■ Written exercise ■
Pictures stay out of your copy, but everything else in the records below must be repeated exactly.

■ Given records ■

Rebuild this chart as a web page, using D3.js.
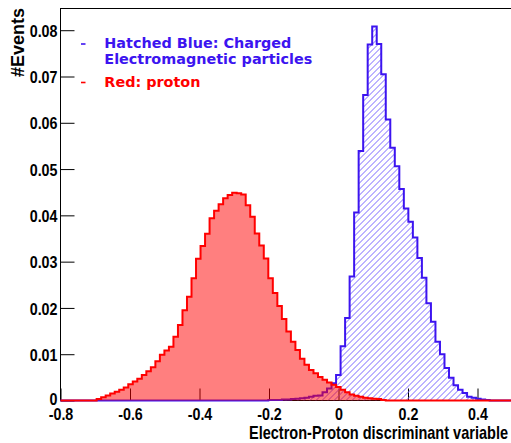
<!DOCTYPE html>
<html><head><meta charset="utf-8">
<script src="https://cdn.jsdelivr.net/npm/d3@7"></script>
<style>html,body{margin:0;padding:0;background:#fff;overflow:hidden}</style>
</head><body>
<svg id="c" width="511" height="443" xmlns="http://www.w3.org/2000/svg"></svg>
<script>
// ---------- data ----------
const xRange = [-0.8, 0.5];
const nBins = 100;
const redValues = [
  0,0,0,0,0,0,0,0,
  0.0003,0.0007,0.0011,0.0015,0.0019,0.0023,0.0028,0.0035,
  0.0041,0.0047,0.0055,0.0063,0.0072,0.0085,0.0099,0.0108,
  0.0116,0.0138,0.0163,0.0195,0.0224,0.0264,0.0306,0.0334,
  0.0360,0.0394,0.0410,0.0424,0.0437,0.0444,0.0449,0.0448,
  0.0445,0.0422,0.0397,0.0361,0.0335,0.0307,0.0264,0.0232,
  0.0204,0.0176,0.0149,0.0127,0.0109,0.0090,0.0077,0.0066,
  0.0059,0.0051,0.0045,0.0039,0.0034,0.0029,0.0023,0.0018,
  0.0013,0.0010,0.0008,0.0006,0.0005,0.0004,0.0003,0.0001,
  0,0,0,0,0,0,0,0,0,0,0,0,0,0,0,0,0,0,0,0,0,0,0,0,0,0,0,0
];
const blueValues = [
  0,0,0,0,0,0,0,0,0,0,0,0,0,0,0,0,0,0,0,0,0,0,0,0,0,0,0,0,0,0,
  0,0,0,0,0,0,0,0,0,0,0,0,0,0,0,
  0,0.0001,0.0001,0.0001,0.0002,0.0002,0.0003,
  0.0004,0.0005,0.0006,0.0008,0.0010,0.0011,0.0018,0.0026,
  0.0037,0.0055,0.0117,0.0178,0.0268,0.0406,0.0539,0.0660,
  0.0769,0.0808,0.0770,0.0705,0.0607,0.0546,0.0506,0.0457,
  0.0415,0.0386,0.0352,0.0308,0.0265,0.0210,0.0170,0.0127,
  0.0100,0.0070,0.0049,0.0033,0.0023,0.0016,0.0008,0.0006,
  0.0004,0.0002,0.0001,0,0,0,0,0
];
const xTickValues = [-0.8,-0.6,-0.4,-0.2,0,0.2,0.4];
const xTickLabels = ["-0.8","-0.6","-0.4","-0.2","0","0.2","0.4"];
const yTickValues = [0,0.01,0.02,0.03,0.04,0.05,0.06,0.07,0.08];
const yTickLabels = ["0","0.01","0.02","0.03","0.04","0.05","0.06","0.07","0.08"];
const yMax = 0.0848;
const legendLines = ["Hatched Blue: Charged","Electromagnetic particles","Red: proton"];
const xTitle = "Electron-Proton discriminant variable";
const yTitle = "#Events";

// ---------- layout ----------
const mLeft = 60.5, mRight = 512.25, mTop = 8, mBottom = 400.5;
const blue = "#3c14f0", red = "#ff0000";
const numFont = "'Liberation Sans',Arial,Helvetica,sans-serif";

const svg = d3.select("#c");
const x = d3.scaleLinear().domain(xRange).range([mLeft, mRight]);
const y = d3.scaleLinear().domain([0, yMax]).range([mBottom, mTop]);
const binW = (xRange[1]-xRange[0]) / nBins;

function narrow(sel, ratio){
  sel.each(function(){
    const w = this.getComputedTextLength();
    if (w > 0) d3.select(this).attr("textLength", w*ratio).attr("lengthAdjust","spacingAndGlyphs");
  });
}

// ---------- frame & axes ----------
const gx = svg.append("g").attr("transform",`translate(0,${mBottom})`);
gx.call(d3.axisBottom(x).tickValues(d3.range(-0.8,0.5001,0.05)).tickSize(-6).tickFormat(""));
gx.call(d3.axisBottom(x).tickValues(xTickValues).tickSize(-12).tickFormat((d,i)=>xTickLabels[i]));
gx.selectAll(".domain").remove();
gx.selectAll("line").attr("stroke","#000");
gx.selectAll("text").attr("y",19.5).attr("dy",0).attr("font-family",numFont)
  .attr("font-weight","bold").attr("font-size",17).attr("fill","#000");
narrow(gx.selectAll("text"), 0.84);

const gy = svg.append("g").attr("transform",`translate(${mLeft},0)`);
gy.call(d3.axisLeft(y).tickValues(d3.range(0,0.0847,0.002)).tickSize(-7).tickFormat(""));
gy.call(d3.axisLeft(y).tickValues(yTickValues).tickSize(-14).tickPadding(3).tickFormat((d,i)=>yTickLabels[i]));
gy.selectAll(".domain").remove();
gy.selectAll("line").attr("stroke","#000");
gy.selectAll("text").attr("font-family",numFont).attr("font-weight","bold")
  .attr("font-size",17).attr("fill","#000").attr("dy",d=>d===0?"0.24em":"0.36em");
narrow(gy.selectAll("text"), 0.84);

svg.append("path").attr("d",`M${mLeft},${mTop+0.5}H${mRight} M${mLeft},${mTop}V${mBottom} M${mLeft},${mBottom}H${mRight}`)
  .attr("stroke","#000").attr("stroke-width",1).attr("fill","none");

// ---------- histograms ----------
function stepPoints(vals){
  const pts = [[x(xRange[0]), y(0)]];
  vals.forEach((v,i)=>{
    const a = xRange[0] + i*binW, b = a + binW;
    pts.push([x(a), y(v)], [x(b), y(v)]);
  });
  pts.push([x(xRange[1]), y(0)]);
  return pts;
}
const line = d3.line();
const bluePts = stepPoints(blueValues), redPts = stepPoints(redValues);

// blue hatch: diagonal lines clipped to the blue histogram area
svg.append("clipPath").attr("id","blueClip").append("path").attr("d", line(bluePts)+"Z");
const H = mBottom - mTop;
const hatchG = svg.append("g").attr("clip-path","url(#blueClip)");
hatchG.selectAll("line").data(d3.range(mLeft - H, mRight, 6)).join("line")
  .attr("x1", d=>d).attr("y1", mBottom).attr("x2", d=>d+H).attr("y2", mTop)
  .attr("stroke","#7a66ff").attr("stroke-width",1);
svg.append("path").attr("d", line(bluePts)).attr("fill","none").attr("stroke",blue).attr("stroke-width",2).attr("stroke-linejoin","miter");

// red fill (semi-transparent, like the dithered ROOT fill) and outline
svg.append("path").attr("d", line(redPts)+"Z").attr("fill",red).attr("fill-opacity",0.5).attr("stroke","none");
svg.append("path").attr("d", line(redPts)).attr("fill","none").attr("stroke",red).attr("stroke-width",2).attr("stroke-linejoin","miter");

// ---------- titles ----------
svg.append("g").attr("transform","translate(508,439) scale(0.83,1)")
  .append("text").attr("x",0).attr("y",0).attr("text-anchor","end")
  .attr("font-family",numFont).attr("font-weight","bold").attr("font-size",17.5).attr("fill","#000").text(xTitle);
svg.append("text").attr("transform","translate(24,8) rotate(-90)").attr("text-anchor","end")
  .attr("font-family",numFont).attr("font-weight","bold").attr("font-size",18).attr("fill","#000").text(yTitle);

// ---------- legend ----------
const legFont = "'DejaVu Sans',Verdana,sans-serif";
const legend = svg.append("g");
legend.append("line").attr("x1",81).attr("x2",85.5).attr("y1",44).attr("y2",44).attr("stroke",blue).attr("stroke-width",1.6);
legend.append("line").attr("x1",81).attr("x2",85.5).attr("y1",82.5).attr("y2",82.5).attr("stroke",red).attr("stroke-width",1.6);
const legY = [48.3, 64.3, 86.7], legC = [blue, blue, red];
legendLines.forEach((t,i)=>{
  legend.append("text").attr("x",104.3).attr("y",legY[i]).attr("font-family",legFont)
    .attr("font-weight","bold").attr("font-size",14.4).attr("fill",legC[i]).text(t);
});
</script>
</body></html>
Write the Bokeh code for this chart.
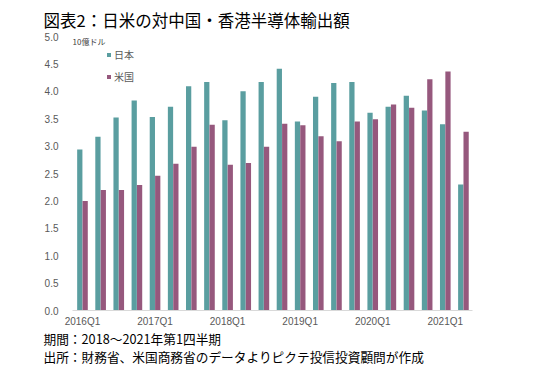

■ Response below ■
Rebuild this chart as a web page, using D3.js.
<!DOCTYPE html>
<html><head><meta charset="utf-8">
<script src="https://cdn.jsdelivr.net/npm/d3@7"></script>
<style>html,body{margin:0;padding:0;background:#fff;overflow:hidden}</style>
</head><body>
<svg id="c" width="511" height="443" xmlns="http://www.w3.org/2000/svg"></svg>
<script>
// ---------- data ----------
const xRange = [-0.8, 0.5];
const nBins = 100;
const redValues = [
  0,0,0,0,0,0,0,0,
  0.0003,0.0007,0.0011,0.0015,0.0019,0.0023,0.0028,0.0035,
  0.0041,0.0047,0.0055,0.0063,0.0072,0.0085,0.0099,0.0108,
  0.0116,0.0138,0.0163,0.0195,0.0224,0.0264,0.0306,0.0334,
  0.0360,0.0394,0.0410,0.0424,0.0437,0.0444,0.0449,0.0448,
  0.0445,0.0422,0.0397,0.0361,0.0335,0.0307,0.0264,0.0232,
  0.0204,0.0176,0.0149,0.0127,0.0109,0.0090,0.0077,0.0066,
  0.0059,0.0051,0.0045,0.0039,0.0034,0.0029,0.0023,0.0018,
  0.0013,0.0010,0.0008,0.0006,0.0005,0.0004,0.0003,0.0001,
  0,0,0,0,0,0,0,0,0,0,0,0,0,0,0,0,0,0,0,0,0,0,0,0,0,0,0,0
];
const blueValues = [
  0,0,0,0,0,0,0,0,0,0,0,0,0,0,0,0,0,0,0,0,0,0,0,0,0,0,0,0,0,0,
  0,0,0,0,0,0,0,0,0,0,0,0,0,0,0,
  0,0.0001,0.0001,0.0001,0.0002,0.0002,0.0003,
  0.0004,0.0005,0.0006,0.0008,0.0010,0.0011,0.0018,0.0026,
  0.0037,0.0055,0.0117,0.0178,0.0268,0.0406,0.0539,0.0660,
  0.0769,0.0808,0.0770,0.0705,0.0607,0.0546,0.0506,0.0457,
  0.0415,0.0386,0.0352,0.0308,0.0265,0.0210,0.0170,0.0127,
  0.0100,0.0070,0.0049,0.0033,0.0023,0.0016,0.0008,0.0006,
  0.0004,0.0002,0.0001,0,0,0,0,0
];
const xTickValues = [-0.8,-0.6,-0.4,-0.2,0,0.2,0.4];
const xTickLabels = ["-0.8","-0.6","-0.4","-0.2","0","0.2","0.4"];
const yTickValues = [0,0.01,0.02,0.03,0.04,0.05,0.06,0.07,0.08];
const yTickLabels = ["0","0.01","0.02","0.03","0.04","0.05","0.06","0.07","0.08"];
const yMax = 0.0848;
const legendLines = ["Hatched Blue: Charged","Electromagnetic particles","Red: proton"];
const xTitle = "Electron-Proton discriminant variable";
const yTitle = "#Events";

// ---------- layout ----------
const mLeft = 60.5, mRight = 512.25, mTop = 8, mBottom = 400.5;
const blue = "#3c14f0", red = "#ff0000";
const numFont = "'Liberation Sans',Arial,Helvetica,sans-serif";

const svg = d3.select("#c");
const x = d3.scaleLinear().domain(xRange).range([mLeft, mRight]);
const y = d3.scaleLinear().domain([0, yMax]).range([mBottom, mTop]);
const binW = (xRange[1]-xRange[0]) / nBins;

function narrow(sel, ratio){
  sel.each(function(){
    const w = this.getComputedTextLength();
    if (w > 0) d3.select(this).attr("textLength", w*ratio).attr("lengthAdjust","spacingAndGlyphs");
  });
}

// ---------- frame & axes ----------
const gx = svg.append("g").attr("transform",`translate(0,${mBottom})`);
gx.call(d3.axisBottom(x).tickValues(d3.range(-0.8,0.5001,0.05)).tickSize(-6).tickFormat(""));
gx.call(d3.axisBottom(x).tickValues(xTickValues).tickSize(-12).tickFormat((d,i)=>xTickLabels[i]));
gx.selectAll(".domain").remove();
gx.selectAll("line").attr("stroke","#000");
gx.selectAll("text").attr("y",19.5).attr("dy",0).attr("font-family",numFont)
  .attr("font-weight","bold").attr("font-size",17).attr("fill","#000");
narrow(gx.selectAll("text"), 0.84);

const gy = svg.append("g").attr("transform",`translate(${mLeft},0)`);
gy.call(d3.axisLeft(y).tickValues(d3.range(0,0.0847,0.002)).tickSize(-7).tickFormat(""));
gy.call(d3.axisLeft(y).tickValues(yTickValues).tickSize(-14).tickPadding(3).tickFormat((d,i)=>yTickLabels[i]));
gy.selectAll(".domain").remove();
gy.selectAll("line").attr("stroke","#000");
gy.selectAll("text").attr("font-family",numFont).attr("font-weight","bold")
  .attr("font-size",17).attr("fill","#000").attr("dy",d=>d===0?"0.24em":"0.36em");
narrow(gy.selectAll("text"), 0.84);

svg.append("path").attr("d",`M${mLeft},${mTop+0.5}H${mRight} M${mLeft},${mTop}V${mBottom} M${mLeft},${mBottom}H${mRight}`)
  .attr("stroke","#000").attr("stroke-width",1).attr("fill","none");

// ---------- histograms ----------
function stepPoints(vals){
  const pts = [[x(xRange[0]), y(0)]];
  vals.forEach((v,i)=>{
    const a = xRange[0] + i*binW, b = a + binW;
    pts.push([x(a), y(v)], [x(b), y(v)]);
  });
  pts.push([x(xRange[1]), y(0)]);
  return pts;
}
const line = d3.line();
const bluePts = stepPoints(blueValues), redPts = stepPoints(redValues);

// blue hatch: diagonal lines clipped to the blue histogram area
svg.append("clipPath").attr("id","blueClip").append("path").attr("d", line(bluePts)+"Z");
const H = mBottom - mTop;
const hatchG = svg.append("g").attr("clip-path","url(#blueClip)");
hatchG.selectAll("line").data(d3.range(mLeft - H, mRight, 6)).join("line")
  .attr("x1", d=>d).attr("y1", mBottom).attr("x2", d=>d+H).attr("y2", mTop)
  .attr("stroke","#7a66ff").attr("stroke-width",1);
svg.append("path").attr("d", line(bluePts)).attr("fill","none").attr("stroke",blue).attr("stroke-width",2).attr("stroke-linejoin","miter");

// red fill (semi-transparent, like the dithered ROOT fill) and outline
svg.append("path").attr("d", line(redPts)+"Z").attr("fill",red).attr("fill-opacity",0.5).attr("stroke","none");
svg.append("path").attr("d", line(redPts)).attr("fill","none").attr("stroke",red).attr("stroke-width",2).attr("stroke-linejoin","miter");

// ---------- titles ----------
svg.append("g").attr("transform","translate(508,439) scale(0.83,1)")
  .append("text").attr("x",0).attr("y",0).attr("text-anchor","end")
  .attr("font-family",numFont).attr("font-weight","bold").attr("font-size",17.5).attr("fill","#000").text(xTitle);
svg.append("text").attr("transform","translate(24,8) rotate(-90)").attr("text-anchor","end")
  .attr("font-family",numFont).attr("font-weight","bold").attr("font-size",18).attr("fill","#000").text(yTitle);

// ---------- legend ----------
const legFont = "'DejaVu Sans',Verdana,sans-serif";
const legend = svg.append("g");
legend.append("line").attr("x1",81).attr("x2",85.5).attr("y1",44).attr("y2",44).attr("stroke",blue).attr("stroke-width",1.6);
legend.append("line").attr("x1",81).attr("x2",85.5).attr("y1",82.5).attr("y2",82.5).attr("stroke",red).attr("stroke-width",1.6);
const legY = [48.3, 64.3, 86.7], legC = [blue, blue, red];
legendLines.forEach((t,i)=>{
  legend.append("text").attr("x",104.3).attr("y",legY[i]).attr("font-family",legFont)
    .attr("font-weight","bold").attr("font-size",14.4).attr("fill",legC[i]).text(t);
});
</script>
</body></html>
Write the Bokeh code for this chart.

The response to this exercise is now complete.